Re: [user] Thoughts on document/views...

Posted by Damien Katz <da...@apache.org>.

On Feb 11, 2009, at 4:29 PM, Chris Anderson wrote:

> On Wed, Feb 11, 2009 at 10:28 AM, Wout Mertens <wm...@cisco.com>  
> wrote:
>> On Feb 11, 2009, at 7:22 PM, kowsik wrote:
>>
>>>
>>> What I'm getting at is, does it make sense to have some type of
>>> document "class" attribute and then have views bound to these  
>>> classes?
>>> The goal, of course, being that couch-db can pre-filter a lot of  
>>> these
>>> things and only run the views for the appropriate types of  
>>> documents.
>>
>> I'm probably speaking before my turn being such a newbie, but why  
>> wouldn't
>> you create a new database for disjoint classes of documents?
>
> That's the basic rule of thumb: Document only need to be in the same
> database with each other, if they need to be run through the same
> views (or they need to be replicated together).
>
> If you have a db with millions of records, but only a handful of them
> are interesting to to your views, you will save a lot of serialization
> by putting the viewed documents in their own database.
>
>>
>> Also, once a view is run on a document, it doesn't get re-run that  
>> often
>> does it?
>
> Views are run one per document update, so if you write the document
> once, it only gets run through the view server once.
>
> If you have say, 5 different document "classes" and you have views
> that care about each of them, if you put those views in the same
> design document, then you will not have extra serialization hits. Each
> document update is sent to the view server once per design document.
>
>>
>> So other than eating diskspace, maybe there's not really anything  
>> wrong with
>> keeping everything in one db.
>
> My recommendation is to not worry about it, unless you have like 75%
> or more docs that don't show up in any view. In that case, those docs
> might better off in another database.

I agree with Chris.
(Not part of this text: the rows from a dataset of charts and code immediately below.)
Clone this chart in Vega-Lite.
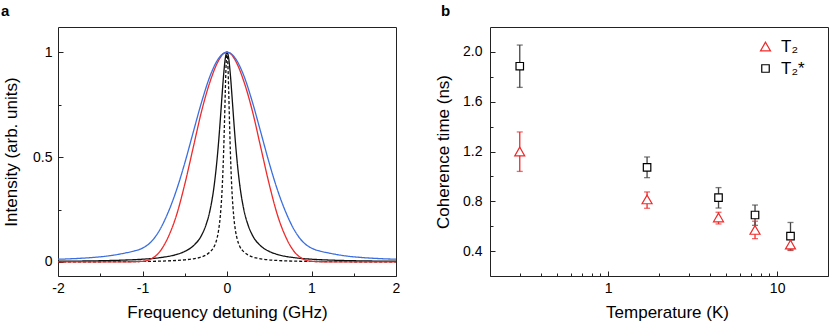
{
  "$schema": "https://vega.github.io/schema/vega-lite/v6.json",
  "padding": {"left": 0, "top": 3, "right": 0, "bottom": 0},
  "spacing": 33,
  "resolve": {
    "scale": {"color": "independent", "shape": "independent", "size": "independent", "strokeDash": "independent"},
    "legend": {"color": "independent", "shape": "independent", "size": "independent", "strokeDash": "independent"}
  },
  "config": {
    "font": "Liberation Sans",
    "view": {"stroke": "#222", "strokeWidth": 1},
    "axis": {"domain": false, "grid": false, "labelFontSize": 14, "titleFontSize": 17, "titleFontWeight": "normal", "labelColor": "#000", "titleColor": "#000", "tickColor": "#222", "tickWidth": 1, "labelFlush": false, "labelOverlap": false},
    "title": {"fontSize": 15, "fontWeight": "bold", "anchor": "start", "frame": "group", "offset": 8, "color": "#000"},
    "legend": {"labelFont": "Liberation Sans"}
  },
  "hconcat": [
    {
      "width": 338, "height": 249,
      "title": {"text": "a", "dx": -57},
      "data": {"values": [
        {"s": "dashed", "x": -2, "y": 0.0005}, {"s": "dashed", "x": -1.5, "y": 0.001}, {"s": "dashed", "x": -1, "y": 0.0025}, {"s": "dashed", "x": -0.7, "y": 0.005}, {"s": "dashed", "x": -0.5, "y": 0.01}, {"s": "dashed", "x": -0.4, "y": 0.015}, {"s": "dashed", "x": -0.3, "y": 0.024}, {"s": "dashed", "x": -0.25, "y": 0.033}, {"s": "dashed", "x": -0.2, "y": 0.048}, {"s": "dashed", "x": -0.15, "y": 0.075}, {"s": "dashed", "x": -0.12, "y": 0.11}, {"s": "dashed", "x": -0.1, "y": 0.15}, {"s": "dashed", "x": -0.08, "y": 0.216}, {"s": "dashed", "x": -0.06, "y": 0.329}, {"s": "dashed", "x": -0.05, "y": 0.414}, {"s": "dashed", "x": -0.04, "y": 0.524}, {"s": "dashed", "x": -0.03, "y": 0.662}, {"s": "dashed", "x": -0.02, "y": 0.815}, {"s": "dashed", "x": -0.01, "y": 0.946}, {"s": "dashed", "x": 0, "y": 1},
        {"s": "dashed", "x": 0.01, "y": 0.946}, {"s": "dashed", "x": 0.02, "y": 0.815}, {"s": "dashed", "x": 0.03, "y": 0.662}, {"s": "dashed", "x": 0.04, "y": 0.524}, {"s": "dashed", "x": 0.05, "y": 0.414}, {"s": "dashed", "x": 0.06, "y": 0.329}, {"s": "dashed", "x": 0.08, "y": 0.216}, {"s": "dashed", "x": 0.1, "y": 0.15}, {"s": "dashed", "x": 0.12, "y": 0.11}, {"s": "dashed", "x": 0.15, "y": 0.075}, {"s": "dashed", "x": 0.2, "y": 0.048}, {"s": "dashed", "x": 0.25, "y": 0.033}, {"s": "dashed", "x": 0.3, "y": 0.024}, {"s": "dashed", "x": 0.4, "y": 0.015}, {"s": "dashed", "x": 0.5, "y": 0.01}, {"s": "dashed", "x": 0.7, "y": 0.005}, {"s": "dashed", "x": 1, "y": 0.0025}, {"s": "dashed", "x": 1.5, "y": 0.001}, {"s": "dashed", "x": 2, "y": 0.0005},
        {"s": "black", "x": -2, "y": 0.0033}, {"s": "black", "x": -1.5, "y": 0.0058}, {"s": "black", "x": -1.25, "y": 0.0084}, {"s": "black", "x": -1, "y": 0.0131}, {"s": "black", "x": -0.8, "y": 0.0202}, {"s": "black", "x": -0.6, "y": 0.0354}, {"s": "black", "x": -0.5, "y": 0.0502}, {"s": "black", "x": -0.4, "y": 0.0763}, {"s": "black", "x": -0.3, "y": 0.128}, {"s": "black", "x": -0.25, "y": 0.175}, {"s": "black", "x": -0.2, "y": 0.248}, {"s": "black", "x": -0.15, "y": 0.37}, {"s": "black", "x": -0.12, "y": 0.479}, {"s": "black", "x": -0.1, "y": 0.569}, {"s": "black", "x": -0.08, "y": 0.674}, {"s": "black", "x": -0.06, "y": 0.786}, {"s": "black", "x": -0.04, "y": 0.892}, {"s": "black", "x": -0.02, "y": 0.971}, {"s": "black", "x": 0, "y": 1},
        {"s": "black", "x": 0.02, "y": 0.971}, {"s": "black", "x": 0.04, "y": 0.892}, {"s": "black", "x": 0.06, "y": 0.786}, {"s": "black", "x": 0.08, "y": 0.674}, {"s": "black", "x": 0.1, "y": 0.569}, {"s": "black", "x": 0.12, "y": 0.479}, {"s": "black", "x": 0.15, "y": 0.37}, {"s": "black", "x": 0.2, "y": 0.248}, {"s": "black", "x": 0.25, "y": 0.175}, {"s": "black", "x": 0.3, "y": 0.128}, {"s": "black", "x": 0.4, "y": 0.0763}, {"s": "black", "x": 0.5, "y": 0.0502}, {"s": "black", "x": 0.6, "y": 0.0354}, {"s": "black", "x": 0.8, "y": 0.0202}, {"s": "black", "x": 1, "y": 0.0131}, {"s": "black", "x": 1.25, "y": 0.0084}, {"s": "black", "x": 1.5, "y": 0.0058}, {"s": "black", "x": 2, "y": 0.0033},
        {"s": "red", "x": -2, "y": 0}, {"s": "red", "x": -1.4, "y": 0}, {"s": "red", "x": -1.2, "y": 0.0005}, {"s": "red", "x": -1, "y": 0.003}, {"s": "red", "x": -0.9, "y": 0.014}, {"s": "red", "x": -0.8, "y": 0.047}, {"s": "red", "x": -0.7, "y": 0.115}, {"s": "red", "x": -0.6, "y": 0.22}, {"s": "red", "x": -0.5, "y": 0.37}, {"s": "red", "x": -0.4, "y": 0.545}, {"s": "red", "x": -0.3, "y": 0.72}, {"s": "red", "x": -0.2, "y": 0.86}, {"s": "red", "x": -0.1, "y": 0.96}, {"s": "red", "x": -0.05, "y": 0.99}, {"s": "red", "x": 0, "y": 1},
        {"s": "red", "x": 0.05, "y": 0.99}, {"s": "red", "x": 0.1, "y": 0.96}, {"s": "red", "x": 0.2, "y": 0.86}, {"s": "red", "x": 0.3, "y": 0.72}, {"s": "red", "x": 0.4, "y": 0.545}, {"s": "red", "x": 0.5, "y": 0.37}, {"s": "red", "x": 0.6, "y": 0.22}, {"s": "red", "x": 0.7, "y": 0.115}, {"s": "red", "x": 0.8, "y": 0.047}, {"s": "red", "x": 0.9, "y": 0.014}, {"s": "red", "x": 1, "y": 0.003}, {"s": "red", "x": 1.2, "y": 0.0005}, {"s": "red", "x": 1.4, "y": 0}, {"s": "red", "x": 2, "y": 0},
        {"s": "blue", "x": -2, "y": 0.013}, {"s": "blue", "x": -1.8, "y": 0.016}, {"s": "blue", "x": -1.6, "y": 0.021}, {"s": "blue", "x": -1.4, "y": 0.029}, {"s": "blue", "x": -1.2, "y": 0.043}, {"s": "blue", "x": -1.1, "y": 0.052}, {"s": "blue", "x": -1, "y": 0.066}, {"s": "blue", "x": -0.9, "y": 0.095}, {"s": "blue", "x": -0.8, "y": 0.15}, {"s": "blue", "x": -0.7, "y": 0.233}, {"s": "blue", "x": -0.6, "y": 0.34}, {"s": "blue", "x": -0.5, "y": 0.471}, {"s": "blue", "x": -0.4, "y": 0.618}, {"s": "blue", "x": -0.3, "y": 0.763}, {"s": "blue", "x": -0.2, "y": 0.887}, {"s": "blue", "x": -0.1, "y": 0.97}, {"s": "blue", "x": -0.05, "y": 0.992}, {"s": "blue", "x": 0, "y": 1},
        {"s": "blue", "x": 0.05, "y": 0.992}, {"s": "blue", "x": 0.1, "y": 0.97}, {"s": "blue", "x": 0.2, "y": 0.887}, {"s": "blue", "x": 0.3, "y": 0.763}, {"s": "blue", "x": 0.4, "y": 0.618}, {"s": "blue", "x": 0.5, "y": 0.471}, {"s": "blue", "x": 0.6, "y": 0.34}, {"s": "blue", "x": 0.7, "y": 0.233}, {"s": "blue", "x": 0.8, "y": 0.15}, {"s": "blue", "x": 0.9, "y": 0.095}, {"s": "blue", "x": 1, "y": 0.066}, {"s": "blue", "x": 1.1, "y": 0.052}, {"s": "blue", "x": 1.2, "y": 0.043}, {"s": "blue", "x": 1.4, "y": 0.029}, {"s": "blue", "x": 1.6, "y": 0.021}, {"s": "blue", "x": 1.8, "y": 0.016}, {"s": "blue", "x": 2, "y": 0.013}
      ]},
      "mark": {"type": "line", "strokeWidth": 1.3, "interpolate": "monotone"},
      "encoding": {
        "x": {"field": "x", "type": "quantitative", "scale": {"domain": [-2, 2], "nice": false, "zero": false},
          "axis": {"title": "Frequency detuning (GHz)", "values": [-2, -1.5, -1, -0.5, 0, 0.5, 1, 1.5, 2],
            "labelExpr": "datum.value % 1 == 0 ? '' + datum.value : ''",
            "tickSize": {"condition": {"test": "datum.value % 1 == 0", "value": -5}, "value": -3},
            "labelPadding": 10, "titlePadding": 7}},
        "y": {"field": "y", "type": "quantitative", "scale": {"domain": [-0.067, 1.12], "nice": false, "zero": false},
          "axis": {"title": "Intensity (arb. units)", "values": [0, 0.25, 0.5, 0.75, 1],
            "labelExpr": "datum.value % 0.5 == 0 ? '' + datum.value : ''",
            "tickSize": {"condition": {"test": "datum.value % 0.5 == 0", "value": -5}, "value": -3},
            "labelPadding": 11, "titlePadding": 12}},
        "color": {"field": "s", "type": "nominal", "scale": {"domain": ["dashed", "black", "red", "blue"], "range": ["#111111", "#111111", "#ee2a2a", "#3b6fe0"]}, "legend": null},
        "strokeDash": {"field": "s", "type": "nominal", "scale": {"domain": ["dashed", "black", "red", "blue"], "range": [[3, 2], [1, 0], [1, 0], [1, 0]]}, "legend": null}
      }
    },
    {
      "width": 338, "height": 249,
      "title": {"text": "b", "dx": -49},
      "data": {"values": [
        {"s": "T₂*", "T": 0.3, "v": 1.885, "lo": 1.715, "hi": 2.055},
        {"s": "T₂*", "T": 1.7, "v": 1.073, "lo": 0.99, "hi": 1.156},
        {"s": "T₂*", "T": 4.5, "v": 0.83, "lo": 0.746, "hi": 0.91},
        {"s": "T₂*", "T": 7.4, "v": 0.69, "lo": 0.607, "hi": 0.77},
        {"s": "T₂*", "T": 12, "v": 0.52, "lo": 0.41, "hi": 0.63},
        {"s": "T₂", "T": 0.3, "v": 1.2, "lo": 1.04, "hi": 1.357},
        {"s": "T₂", "T": 1.7, "v": 0.815, "lo": 0.744, "hi": 0.875},
        {"s": "T₂", "T": 4.5, "v": 0.67, "lo": 0.618, "hi": 0.712},
        {"s": "T₂", "T": 7.4, "v": 0.57, "lo": 0.5, "hi": 0.64},
        {"s": "T₂", "T": 12, "v": 0.452, "lo": 0.405, "hi": 0.5}
      ]},
      "encoding": {
        "x": {"field": "T", "type": "quantitative", "scale": {"type": "log", "domain": [0.2, 20], "nice": false},
          "axis": {"title": "Temperature (K)", "values": [0.2, 0.3, 0.4, 0.5, 0.6, 0.7, 0.8, 0.9, 1, 2, 3, 4, 5, 6, 7, 8, 9, 10, 20],
            "labelExpr": "datum.value == 1 || datum.value == 10 ? '' + datum.value : ''",
            "tickSize": {"condition": {"test": "datum.value == 1 || datum.value == 10", "value": -5}, "value": -3},
            "labelPadding": 10, "titlePadding": 7, "titleX": 177}},
        "y": {"field": "v", "type": "quantitative", "scale": {"domain": [0.2, 2.2], "nice": false, "zero": false},
          "axis": {"title": "Coherence time (ns)", "values": [0.4, 0.6, 0.8, 1.0, 1.2, 1.4, 1.6, 1.8, 2.0],
            "labelExpr": "round(datum.value * 10) % 4 == 0 ? format(datum.value, '.1f') : ''",
            "tickSize": {"condition": {"test": "round(datum.value * 10) % 4 == 0", "value": -5}, "value": -3},
            "labelPadding": 13, "titlePadding": 10}}
      },
      "layer": [
        {"transform": [{"filter": "datum.s == 'T₂'"}],
         "mark": {"type": "rule", "strokeWidth": 1.3, "color": "#ee2a2a"},
         "encoding": {"y": {"field": "lo", "type": "quantitative"}, "y2": {"field": "hi"}}},
        {"transform": [{"filter": "datum.s == 'T₂*'"}],
         "mark": {"type": "rule", "strokeWidth": 1.3, "color": "#444444"},
         "encoding": {"y": {"field": "lo", "type": "quantitative"}, "y2": {"field": "hi"}}},
        {"transform": [{"filter": "datum.s == 'T₂'"}],
         "mark": {"type": "tick", "orient": "horizontal", "size": 6, "thickness": 1.3, "color": "#ee2a2a"},
         "encoding": {"y": {"field": "lo", "type": "quantitative"}}},
        {"transform": [{"filter": "datum.s == 'T₂'"}],
         "mark": {"type": "tick", "orient": "horizontal", "size": 6, "thickness": 1.3, "color": "#ee2a2a"},
         "encoding": {"y": {"field": "hi", "type": "quantitative"}}},
        {"transform": [{"filter": "datum.s == 'T₂*'"}],
         "mark": {"type": "tick", "orient": "horizontal", "size": 6, "thickness": 1.3, "color": "#444444"},
         "encoding": {"y": {"field": "lo", "type": "quantitative"}}},
        {"transform": [{"filter": "datum.s == 'T₂*'"}],
         "mark": {"type": "tick", "orient": "horizontal", "size": 6, "thickness": 1.3, "color": "#444444"},
         "encoding": {"y": {"field": "hi", "type": "quantitative"}}},
        {"transform": [{"filter": "datum.s == 'T₂'"}],
         "mark": {"type": "point", "filled": true, "color": "white", "opacity": 1, "shape": "triangle-up", "size": 100}},
        {"transform": [{"filter": "datum.s == 'T₂*'"}],
         "mark": {"type": "point", "filled": true, "color": "white", "opacity": 1, "shape": "square", "size": 56}},
        {"mark": {"type": "point", "filled": false, "strokeWidth": 1.2, "opacity": 1},
         "encoding": {
           "color": {"field": "s", "type": "nominal", "scale": {"domain": ["T₂", "T₂*"], "range": ["#ee2a2a", "#000000"]},
             "legend": {"title": null, "orient": "none", "legendX": 267, "legendY": 11, "labelFontSize": 17, "labelOffset": 7, "rowPadding": 4, "symbolStrokeWidth": 1.2, "labelColor": "#000"}},
           "shape": {"field": "s", "type": "nominal", "scale": {"domain": ["T₂", "T₂*"], "range": ["triangle-up", "square"]},
             "legend": {"title": null, "orient": "none", "legendX": 267, "legendY": 11, "labelFontSize": 17, "labelOffset": 7, "rowPadding": 4, "symbolStrokeWidth": 1.2, "labelColor": "#000"}},
           "size": {"field": "s", "type": "nominal", "scale": {"domain": ["T₂", "T₂*"], "range": [100, 56]},
             "legend": {"title": null, "orient": "none", "legendX": 267, "legendY": 11, "labelFontSize": 17, "labelOffset": 7, "rowPadding": 4, "symbolStrokeWidth": 1.2, "labelColor": "#000"}}
         }}
      ]
    }
  ]
}
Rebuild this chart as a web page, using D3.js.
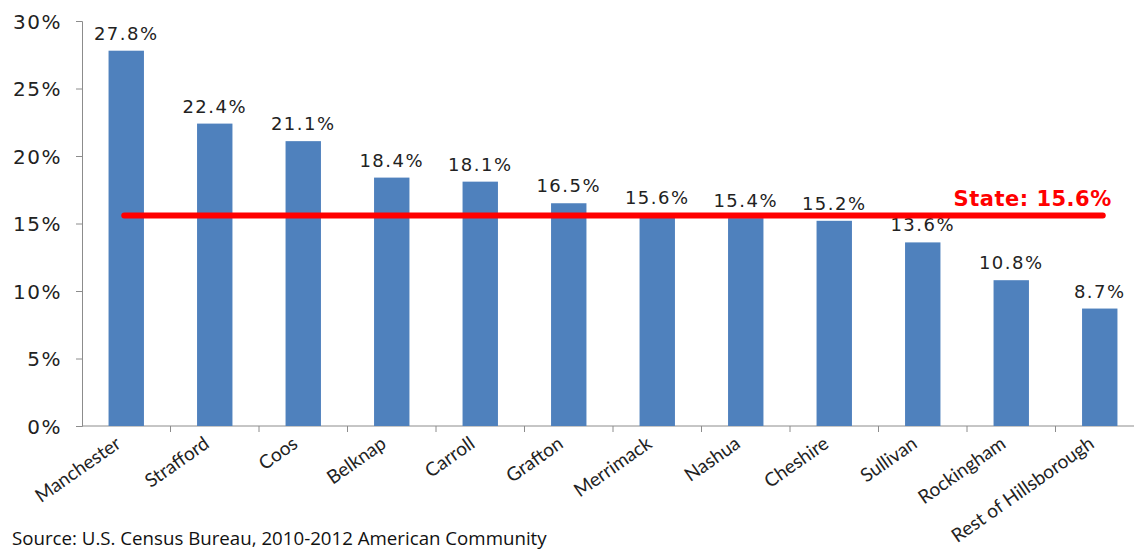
<!DOCTYPE html>
<html>
<head>
<meta charset="utf-8">
<script src="https://cdn.jsdelivr.net/npm/d3@7"></script>
<style>
  body { margin: 0; background: #fff; }
  svg { display: block; }
</style>
</head>
<body>
<svg id="chart"></svg>
<script>
// data
var categories = ["Manchester", "Strafford", "Coos", "Belknap", "Carroll", "Grafton",
    "Merrimack", "Nashua", "Cheshire", "Sullivan", "Rockingham", "Rest of Hillsborough"];
var values = [27.8, 22.4, 21.1, 18.4, 18.1, 16.5, 15.6, 15.4, 15.2, 13.6, 10.8, 8.7];
var yTicks = [0, 5, 10, 15, 20, 25, 30];
var stateValue = 15.6;

var width = 1134, height = 550;
var plotLeft = 82, plotRight = 1144, plotTop = 21, plotBottom = 426;

var svg = d3.select("#chart")
    .attr("width", width)
    .attr("height", height);

var x = d3.scaleBand()
    .domain(categories)
    .range([plotLeft, plotRight])
    .paddingInner(0.6)
    .paddingOuter(0.3);

var y = d3.scaleLinear()
    .domain([0, 30])
    .range([plotBottom, plotTop]);

// y axis
var yAxis = d3.axisLeft(y)
    .tickValues(yTicks)
    .tickSize(6)
    .tickFormat(function (d) { return d + "%"; });

var gy = svg.append("g")
    .attr("transform", "translate(" + plotLeft + ",0)")
    .call(yAxis);
gy.select(".domain").attr("stroke", "#8c8c8c");
gy.selectAll(".tick line").attr("stroke", "#8c8c8c");
gy.selectAll(".tick text")
    .attr("x", -20)
    .attr("dy", "0.35em")
    .style("font-family", "DejaVu Sans, Verdana, sans-serif")
    .style("font-size", "20px")
    .style("letter-spacing", "1.5px")
    .attr("fill", "#222");

// x axis line + ticks between the bars
var step = x.step();
svg.append("line")
    .attr("x1", plotLeft).attr("x2", plotRight)
    .attr("y1", plotBottom).attr("y2", plotBottom)
    .attr("stroke", "#8c8c8c");

svg.selectAll(".xtick")
    .data(categories)
    .enter().append("line")
    .attr("class", "xtick")
    .attr("x1", function (d) { return x(d) + x.bandwidth() / 2 + step / 2; })
    .attr("x2", function (d) { return x(d) + x.bandwidth() / 2 + step / 2; })
    .attr("y1", plotBottom).attr("y2", plotBottom + 6)
    .attr("stroke", "#8c8c8c");

// bars
svg.selectAll(".bar")
    .data(values)
    .enter().append("rect")
    .attr("class", "bar")
    .attr("x", function (d, i) { return x(categories[i]); })
    .attr("width", x.bandwidth())
    .attr("y", function (d) { return y(d); })
    .attr("height", function (d) { return plotBottom - y(d); })
    .attr("fill", "#4f81bd");

// value labels
svg.selectAll(".val")
    .data(values)
    .enter().append("text")
    .attr("class", "val")
    .attr("x", function (d, i) { return x(categories[i]) + x.bandwidth() / 2; })
    .attr("y", function (d) { return y(d) - 11; })
    .attr("text-anchor", "middle")
    .style("font-family", "DejaVu Sans, Verdana, sans-serif")
    .style("font-size", "18px")
    .style("letter-spacing", "1.5px")
    .attr("fill", "#222")
    .text(function (d) { return d.toFixed(1) + "%"; });

// category labels
svg.selectAll(".cat")
    .data(categories)
    .enter().append("text")
    .attr("class", "cat")
    .attr("transform", function (d) {
        var cx = x(d) + x.bandwidth() / 2 - 8;
        return "translate(" + cx + "," + (plotBottom + 15) + ") rotate(-35)";
    })
    .attr("text-anchor", "end")
    .attr("dy", "0.35em")
    .style("font-family", "Lato, 'Open Sans', sans-serif")
    .style("font-size", "19px")
    .attr("fill", "#222")
    .text(function (d) { return d; });

// state reference line
var first = categories[0], last = categories[categories.length - 1];
svg.append("line")
    .attr("x1", x(first) + x.bandwidth() / 2 - 2)
    .attr("x2", x(last) + x.bandwidth() / 2 + 3)
    .attr("y1", y(stateValue)).attr("y2", y(stateValue))
    .attr("stroke", "#ff0000")
    .attr("stroke-width", 6)
    .attr("stroke-linecap", "round");

svg.append("text")
    .attr("x", x(last) + x.bandwidth() / 2 + 12)
    .attr("y", y(stateValue) - 9)
    .attr("text-anchor", "end")
    .style("font-family", "DejaVu Sans, Verdana, sans-serif")
    .style("font-size", "21px")
    .style("font-weight", "bold")
    .style("letter-spacing", "0.5px")
    .attr("fill", "#ff0000")
    .text("State: " + stateValue + "%");

// source
svg.append("text")
    .attr("x", 12)
    .attr("y", 545)
    .style("font-family", "'Open Sans', sans-serif")
    .style("font-size", "18.7px")
    .attr("fill", "#111")
    .text("Source: U.S. Census Bureau, 2010-2012 American Community");
</script>
</body>
</html>
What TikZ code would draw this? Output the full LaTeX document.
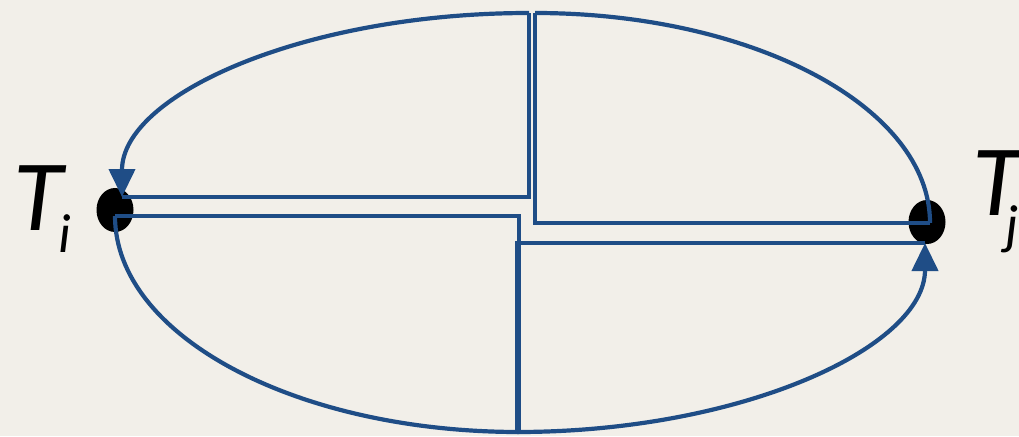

The way view indexes are updated en-masse, it  
makes this mostly a non-issue.

-Damien

Re: [user] Thoughts on document/views...

Posted by Chris Anderson <jc...@apache.org>.

On Wed, Feb 11, 2009 at 10:28 AM, Wout Mertens <wm...@cisco.com> wrote:
> On Feb 11, 2009, at 7:22 PM, kowsik wrote:
>
>>
>> What I'm getting at is, does it make sense to have some type of
>> document "class" attribute and then have views bound to these classes?
>> The goal, of course, being that couch-db can pre-filter a lot of these
>> things and only run the views for the appropriate types of documents.
>
> I'm probably speaking before my turn being such a newbie, but why wouldn't
> you create a new database for disjoint classes of documents?

That's the basic rule of thumb: Document only need to be in the same
database with each other, if they need to be run through the same
views (or they need to be replicated together).

If you have a db with millions of records, but only a handful of them
are interesting to to your views, you will save a lot of serialization
by putting the viewed documents in their own database.

>
> Also, once a view is run on a document, it doesn't get re-run that often
> does it?

Views are run one per document update, so if you write the document
once, it only gets run through the view server once.

If you have say, 5 different document "classes" and you have views
that care about each of them, if you put those views in the same
design document, then you will not have extra serialization hits. Each
document update is sent to the view server once per design document.

>
> So other than eating diskspace, maybe there's not really anything wrong with
> keeping everything in one db.

My recommendation is to not worry about it, unless you have like 75%
or more docs that don't show up in any view. In that case, those docs
might better off in another database.

Chris

-- 
Chris Anderson
http://jchris.mfdz.com